What started with Tupperware became a phenomenon in the last half of the twentieth century, and it's still going strong today. My kitchen, filled as it is with Pampered Chef products, is a testimony to the appeal of the product party.
|Freshwater pearl and bead necklace from WAR International|
But earlier this year, I went to a different kind of product party, put on by Women at Risk International.
(The organization is headquartered in my area, but they do have an online store. It's a great place to find holiday gifts that are beautiful, affordable, and beneficial. And you don't even need to brave the mall.)
At the party I attended, most of the items for sale were accessories — jewelry, scarves, purses, etc. — made by women rescued from slavery.
Slavery? In the 21st century?
I know. It doesn't seem to make sense.
But a quick Google search on the word "trafficking" turned up these quotes:
"Today, there are more slaves in the world than we have ever had in history," said Dr. Amy Branam during a recent presentation... about human trafficking in the United States. "It happens everywhere in the world." Many people are shocked to learn that not only does slavery still exist today, but it is considered the fastest growing criminal industry in the world.
(source: Human Trafficking Search)
"Estimates have placed human trafficking and illicit migration as a $28 billion enterprise, steadily catching up with drug and arms trafficking."

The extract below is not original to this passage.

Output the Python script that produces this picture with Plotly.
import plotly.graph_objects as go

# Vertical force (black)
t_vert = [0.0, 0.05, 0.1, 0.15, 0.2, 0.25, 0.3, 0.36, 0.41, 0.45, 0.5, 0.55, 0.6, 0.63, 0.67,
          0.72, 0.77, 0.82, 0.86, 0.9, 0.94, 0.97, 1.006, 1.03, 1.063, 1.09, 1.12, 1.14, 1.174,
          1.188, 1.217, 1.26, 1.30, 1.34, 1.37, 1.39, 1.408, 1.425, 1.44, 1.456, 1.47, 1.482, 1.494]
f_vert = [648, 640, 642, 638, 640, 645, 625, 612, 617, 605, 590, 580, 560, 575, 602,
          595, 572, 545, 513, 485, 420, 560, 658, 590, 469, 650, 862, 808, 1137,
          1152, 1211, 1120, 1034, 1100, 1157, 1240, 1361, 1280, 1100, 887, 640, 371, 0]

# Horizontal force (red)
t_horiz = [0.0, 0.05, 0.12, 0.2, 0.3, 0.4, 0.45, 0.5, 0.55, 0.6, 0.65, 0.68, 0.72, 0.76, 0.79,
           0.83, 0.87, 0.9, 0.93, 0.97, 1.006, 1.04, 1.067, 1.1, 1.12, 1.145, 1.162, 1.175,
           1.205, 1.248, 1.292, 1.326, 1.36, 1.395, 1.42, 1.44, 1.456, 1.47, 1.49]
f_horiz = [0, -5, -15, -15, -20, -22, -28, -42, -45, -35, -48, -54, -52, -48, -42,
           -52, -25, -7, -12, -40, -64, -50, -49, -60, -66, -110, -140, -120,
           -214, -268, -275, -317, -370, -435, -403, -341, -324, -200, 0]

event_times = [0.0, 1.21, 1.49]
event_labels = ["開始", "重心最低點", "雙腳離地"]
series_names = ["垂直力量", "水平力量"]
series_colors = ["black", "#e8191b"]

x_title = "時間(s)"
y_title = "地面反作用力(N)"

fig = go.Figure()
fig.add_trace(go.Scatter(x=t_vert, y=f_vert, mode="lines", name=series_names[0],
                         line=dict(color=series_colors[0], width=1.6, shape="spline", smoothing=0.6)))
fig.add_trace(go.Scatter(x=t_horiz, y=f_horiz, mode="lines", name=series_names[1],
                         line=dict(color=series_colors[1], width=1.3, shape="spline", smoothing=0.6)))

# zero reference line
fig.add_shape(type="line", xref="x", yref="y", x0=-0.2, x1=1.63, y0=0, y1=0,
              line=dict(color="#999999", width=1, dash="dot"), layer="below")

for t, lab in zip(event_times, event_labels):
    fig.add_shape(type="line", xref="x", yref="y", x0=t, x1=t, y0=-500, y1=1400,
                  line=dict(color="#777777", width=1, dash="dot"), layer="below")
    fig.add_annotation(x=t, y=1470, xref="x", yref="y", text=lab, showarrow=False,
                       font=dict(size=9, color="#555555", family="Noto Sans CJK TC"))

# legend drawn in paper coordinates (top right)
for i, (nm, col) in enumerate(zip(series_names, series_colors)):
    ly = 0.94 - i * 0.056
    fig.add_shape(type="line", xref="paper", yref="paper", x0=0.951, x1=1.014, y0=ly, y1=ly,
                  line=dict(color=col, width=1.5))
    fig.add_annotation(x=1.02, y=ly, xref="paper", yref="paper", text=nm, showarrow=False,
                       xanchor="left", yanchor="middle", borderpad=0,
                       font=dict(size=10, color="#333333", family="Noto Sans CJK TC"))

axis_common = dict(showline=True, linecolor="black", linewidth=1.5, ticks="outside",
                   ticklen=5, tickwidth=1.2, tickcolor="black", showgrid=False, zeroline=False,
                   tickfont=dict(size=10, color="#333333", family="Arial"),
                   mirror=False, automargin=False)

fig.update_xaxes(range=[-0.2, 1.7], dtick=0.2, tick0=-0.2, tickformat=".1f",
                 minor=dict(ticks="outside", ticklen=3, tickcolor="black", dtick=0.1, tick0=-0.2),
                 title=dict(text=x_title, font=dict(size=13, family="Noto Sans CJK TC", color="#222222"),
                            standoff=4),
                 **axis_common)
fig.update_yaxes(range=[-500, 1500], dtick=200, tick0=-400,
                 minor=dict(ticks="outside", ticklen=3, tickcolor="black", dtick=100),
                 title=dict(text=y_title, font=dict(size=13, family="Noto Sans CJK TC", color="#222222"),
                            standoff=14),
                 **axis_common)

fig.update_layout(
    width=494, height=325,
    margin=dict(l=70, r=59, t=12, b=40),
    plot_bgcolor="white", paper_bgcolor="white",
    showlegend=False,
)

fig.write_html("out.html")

"Human trade, slave markets, the buying and selling of people — these are words and phrases that, to many people, echo a brutal and distant time in our past. But to the countless women, men, and children trafficked every year, these words coldly define the horror of their lives. Trafficking is a global phenomenon where victims are sexually exploited, forced into labor and subjected to abuse."At the event I attended, Women at Risk's founder spoke on her organization's efforts to combat the evil of human trafficking by offering women shelter, safety, and job skill training.
(source: Amnesty International)
And she told us that human trafficking isn't limited to other countries — it happens in the United States. In the suburbs. In nice Christian families.
A few days later, a story about the arrest of a Minnesota man who prostituted his wife via Craigslist appeared on Christianity Today's website.*
Maybe reading a story like that brings the issue home, especially for parents of young daughters. But even if slavery didn't exist in the U.S., it should be an issue of concern to Christians worldwide, just as it was in earlier centuries.
Shining like justice is a big part of our call.
*(Note: In the months since that story posted, Craigslist shut down its "Adult Services" section.)
The post's title is borrowed from the Cake song Short Skirt, Long Jacket.